All of these events are then sent to a persistent message queue, where they are stored until they’re read by the consumer.
Consumer
The consumer turns the event logs into a stateful view of the network by implementing the methodology described above. It parses the short-lived subnets from the metadata events to get the estimated validator counts, and updates any existing entries in its stateful view. This stateful view is saved in a local sqlite database, which we expose over an API. The table schema roughly looks like this:
validator_tracker (
peer_id TEXT PRIMARY KEY,
enr TEXT,
multiaddr TEXT,
ip TEXT,
port INTEGER,
last_seen INTEGER,
last_epoch INTEGER,
client_version TEXT,
possible_validator BOOLEAN,
max_validator_count INTEGER,
num_observations INTEGER,
hostname TEXT,
city TEXT,
region TEXT,
country TEXT,
latitude REAL,
longitude REAL,
postal_code TEXT,
asn TEXT,
asn_organization TEXT,
asn_type TEXT
)
We then join this data together with an IP location dataset to provide more information about geographical distribution.
Results
Chainbound runs a valtrack deployment that pushes all data to Dune every 24 hours.

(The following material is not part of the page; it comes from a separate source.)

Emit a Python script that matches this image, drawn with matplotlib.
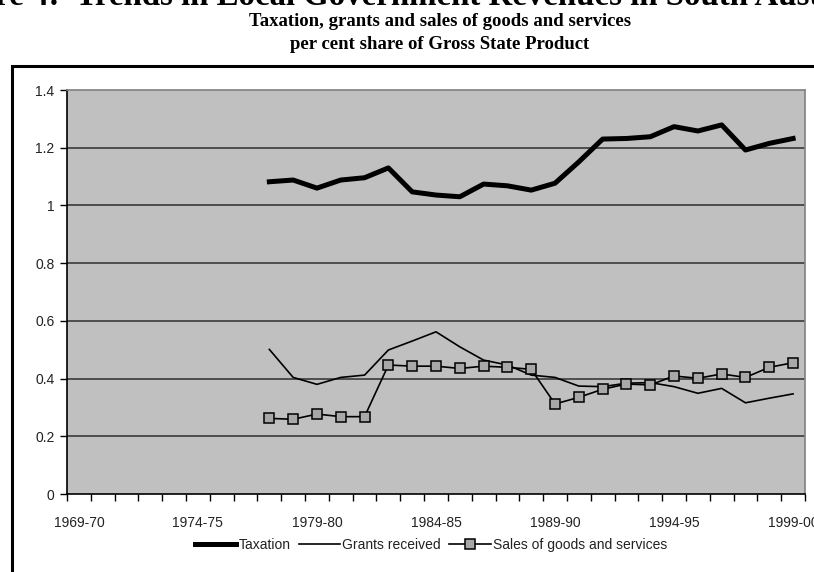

This data has been stripped of sensitive information such as IP addresses and exact coordinates. However, it retains information like city, coordinates with a precision of a 10km radius, and ASN information.
An example dashboard leveraging this information can be seen here
We also store the individual event logs, like PeerDiscoveryEvent
and MetadataReceivedEvent.
These are available on demand by sending an email to admin@chainbound.io.
Limitations
- The maximum number of validators we can estimate with this methodology per beacon node is 62, due to that being the maximum amount of short-lived subnet subscriptions. This will result in a significantly underreported total number of validators, but should still be able to provide a reasonable estimation of the geographical distribution.
- We failed to gather any meaningful data on Teku nodes over the 30-day period, which could signify an error in our P2P implementation and impact the results.
- These results will be skewed towards validators attached to beacon nodes that have opened P2P networking ports in their firewall, which will mostly be beacon nodes running on cloud providers. The reason for this is that our crawler can more easily connect to nodes that have exposed ports.